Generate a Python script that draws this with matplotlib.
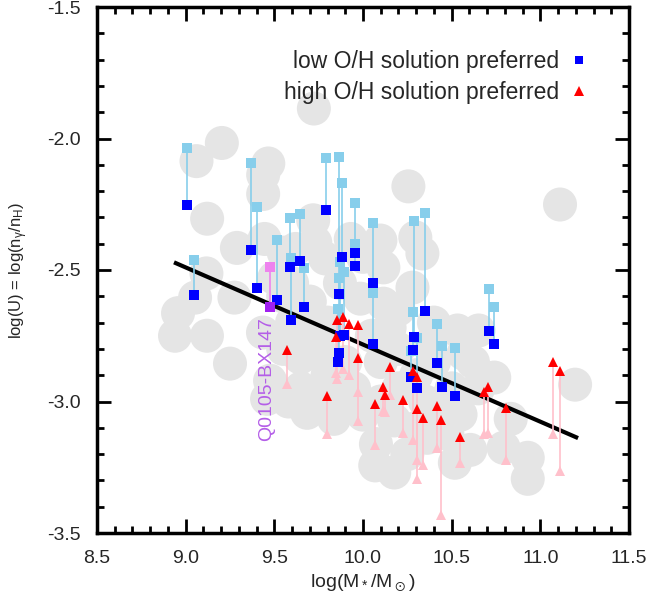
import matplotlib
matplotlib.use("Agg")
import matplotlib.pyplot as plt
from matplotlib.ticker import MultipleLocator
from matplotlib.lines import Line2D

plt.rcParams['font.family'] = ['Liberation Sans', 'DejaVu Sans']
plt.rcParams['mathtext.default'] = 'regular'
plt.rcParams['axes.unicode_minus'] = False

# comparison sample (grey discs)
gray_x = [9.723, 9.204, 9.061, 9.466, 9.437, 9.437, 10.256, 11.111, 9.121, 9.289,
          9.445, 9.719, 9.731, 9.553, 9.931, 10.098, 10.295, 10.335, 10.115, 10.279,
          9.787, 9.985, 10.115, 9.117, 9.053, 9.275, 8.957, 8.940, 9.120, 9.250,
          9.436, 9.476, 9.459, 9.685, 9.646, 9.836, 10.073, 10.176, 10.069, 10.176,
          10.362, 10.518, 10.605, 10.476, 10.740, 11.196, 10.833, 10.929, 10.929, 10.793,
          10.533, 10.652, 10.567, 9.60, 9.70, 9.80, 9.75, 9.60, 9.55, 9.65,
          9.80, 9.90, 9.95, 10.05, 10.10, 10.20, 10.20, 10.30, 10.35, 10.40,
          10.45, 10.50, 10.65, 10.45, 10.30, 10.25, 9.90, 10.00, 9.87, 10.20,
          10.40, 9.55, 9.58, 9.62, 9.50, 9.68, 10.00, 10.15, 10.38, 10.55,
          10.62, 9.78, 10.10]
gray_y = [-1.886, -2.017, -2.086, -2.095, -2.138, -2.211, -2.182, -2.251, -2.305, -2.416,
          -2.382, -2.311, -2.395, -2.434, -2.382, -2.388, -2.376, -2.437, -2.490, -2.567,
          -2.456, -2.609, -2.628, -2.513, -2.605, -2.605, -2.664, -2.750, -2.750, -2.856,
          -2.738, -2.921, -2.990, -3.043, -2.833, -3.066, -3.162, -3.072, -3.243, -3.270,
          -3.138, -3.233, -3.184, -3.123, -2.909, -2.936, -3.066, -3.214, -3.294, -3.176,
          -2.730, -2.730, -2.818, -2.55, -2.62, -2.70, -2.80, -2.70, -2.80, -2.95,
          -2.90, -2.85, -2.95, -2.75, -2.85, -2.80, -2.95, -2.90, -3.00, -2.85,
          -3.00, -2.95, -2.95, -3.10, -3.10, -3.20, -3.00, -3.05, -2.55, -2.65,
          -2.70, -2.60, -3.00, -2.42, -2.53, -2.72, -2.45, -2.72, -2.78, -3.05,
          -2.85, -2.98, -3.00]

# low O/H solution preferred: chosen value and alternative
low_x = [9.006, 9.045, 9.370, 9.403, 9.516, 9.589, 9.595, 9.646, 9.668, 9.794,
         9.863, 9.880, 9.953, 9.953, 10.054, 10.054, 10.290, 10.284, 10.273, 10.307,
         10.352, 10.417, 10.445, 10.518, 10.713, 10.737, 9.872, 9.895, 9.866, 9.860]
low_y = [-2.251, -2.595, -2.425, -2.568, -2.613, -2.489, -2.691, -2.466, -2.641, -2.271,
         -2.593, -2.450, -2.434, -2.484, -2.549, -2.780, -2.756, -2.803, -2.906, -2.948,
         -2.654, -2.853, -2.945, -2.978, -2.733, -2.780, -2.750, -2.747, -2.814, -2.849]
low_alt_y = [-2.036, -2.463, -2.095, -2.259, -2.387, -2.304, -2.453, -2.286, -2.493, -2.076,
             -2.069, -2.168, -2.244, -2.400, -2.320, -2.587, -2.313, -2.658, -2.807, -2.757,
             -2.285, -2.704, -2.789, -2.796, -2.572, -2.642, -2.468, -2.508, -2.529, -2.650]

# high O/H solution preferred: chosen value and alternative
high_x = [9.569, 9.796, 9.848, 9.856, 9.890, 9.919, 9.969, 9.969, 10.070, 10.113,
          10.123, 10.150, 10.227, 10.281, 10.302, 10.302, 10.338, 10.415, 10.439, 10.549,
          10.682, 10.706, 10.808, 11.071, 11.113]
high_y = [-2.805, -2.978, -2.753, -2.691, -2.680, -2.705, -2.711, -2.836, -3.010, -2.945,
          -2.975, -2.868, -2.995, -2.884, -2.908, -3.030, -3.063, -3.016, -3.072, -3.134,
          -2.964, -2.943, -3.026, -2.851, -2.884]
high_alt_y = [-2.932, -3.122, -2.892, -2.914, -2.876, -2.899, -2.965, -3.073, -3.165, -3.035,
              -3.040, -2.974, -3.118, -3.145, -3.224, -3.296, -3.241, -3.178, -3.430, -3.233,
              -3.125, -3.118, -3.221, -3.125, -3.263]

# Q0105-BX147
q_x = [9.476]
q_y = [-2.641]
q_alt_y = [-2.487]
q_name = 'Q0105-BX147'

# best-fit relation
fit_x = [8.945, 11.202]
fit_y = [-2.474, -3.136]

fig = plt.figure(figsize=(6.62, 6.15), dpi=100)
ax = fig.add_axes([97 / 662, 1 - 533 / 615, 532 / 662, 526 / 615])

ax.scatter(gray_x, gray_y, s=600, color='#e5e5e5', edgecolors='none', zorder=1)
ax.plot(fit_x, fit_y, color='black', lw=3, zorder=2)

ax.vlines(low_x, low_y, low_alt_y, color='skyblue', lw=1.2, zorder=3)
ax.vlines(high_x, high_y, high_alt_y, color='pink', lw=1.2, zorder=3)
ax.vlines(q_x, q_y, q_alt_y, color='violet', lw=1.2, zorder=3)

ax.plot(low_x, low_alt_y, 's', color='skyblue', ms=6.5, mew=0, zorder=4)
ax.plot(high_x, high_alt_y, '^', color='pink', ms=7, mew=0, zorder=4)
ax.plot(q_x, q_alt_y, 's', color='violet', ms=6.5, mew=0, zorder=4)
ax.plot(low_x, low_y, 's', color='blue', ms=6.5, mew=0, zorder=5)
ax.plot(high_x, high_y, '^', color='red', ms=7, mew=0, zorder=5)
ax.plot(q_x, q_y, 's', color='#a020f0', ms=6.5, mew=0, zorder=5)

ax.text(q_x[0] - 0.02, -2.913, q_name, rotation=90, ha='center', va='center',
        color='#b45ee8', fontsize=14, zorder=6)

handles = [Line2D([], [], ls='none', marker='s', color='blue', ms=6, mew=0),
           Line2D([], [], ls='none', marker='^', color='red', ms=6.5, mew=0)]
ax.legend(handles, ['low O/H solution preferred', 'high O/H solution preferred'],
          loc='upper right', bbox_to_anchor=(0.925, 0.918), frameon=False,
          markerfirst=False, fontsize=16.5, handlelength=0.85, handletextpad=0.45,
          labelspacing=0.35, borderaxespad=0, borderpad=0, labelcolor='#262626')

ax.set_xlim(8.5, 11.5)
ax.set_ylim(-3.5, -1.5)
ax.xaxis.set_major_locator(MultipleLocator(0.5))
ax.xaxis.set_minor_locator(MultipleLocator(0.1))
ax.yaxis.set_major_locator(MultipleLocator(0.5))
ax.yaxis.set_minor_locator(MultipleLocator(0.1))
ax.tick_params(which='both', direction='in', top=True, right=True, width=2,
               labelsize=14, labelcolor='#262626', pad=12)
ax.tick_params(which='major', length=10)
ax.tick_params(which='minor', length=5)
for sp in ax.spines.values():
    sp.set_linewidth(2.5)

ax.set_xlabel(r'log(M$_*$/M$_\odot$)', fontsize=14, color='#262626')
ax.set_ylabel(r'log(U) = log(n$_\gamma$/n$_H$)', fontsize=12, color='#262626',
              labelpad=12)

fig.savefig('out.png', dpi=100)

========================================================================

**PROBLEM TO SOLVE**: Everything from the top line of the data down to and including the line with "plt.rcParams['axes.unicode_minus'] = False" is to be copied, except the pictures.

**COMPLETE ANSWER**:
Generate a Python script that draws this with matplotlib.
import matplotlib
matplotlib.use("Agg")
import matplotlib.pyplot as plt
from matplotlib.ticker import MultipleLocator
from matplotlib.lines import Line2D

plt.rcParams['font.family'] = ['Liberation Sans', 'DejaVu Sans']
plt.rcParams['mathtext.default'] = 'regular'
plt.rcParams['axes.unicode_minus'] = False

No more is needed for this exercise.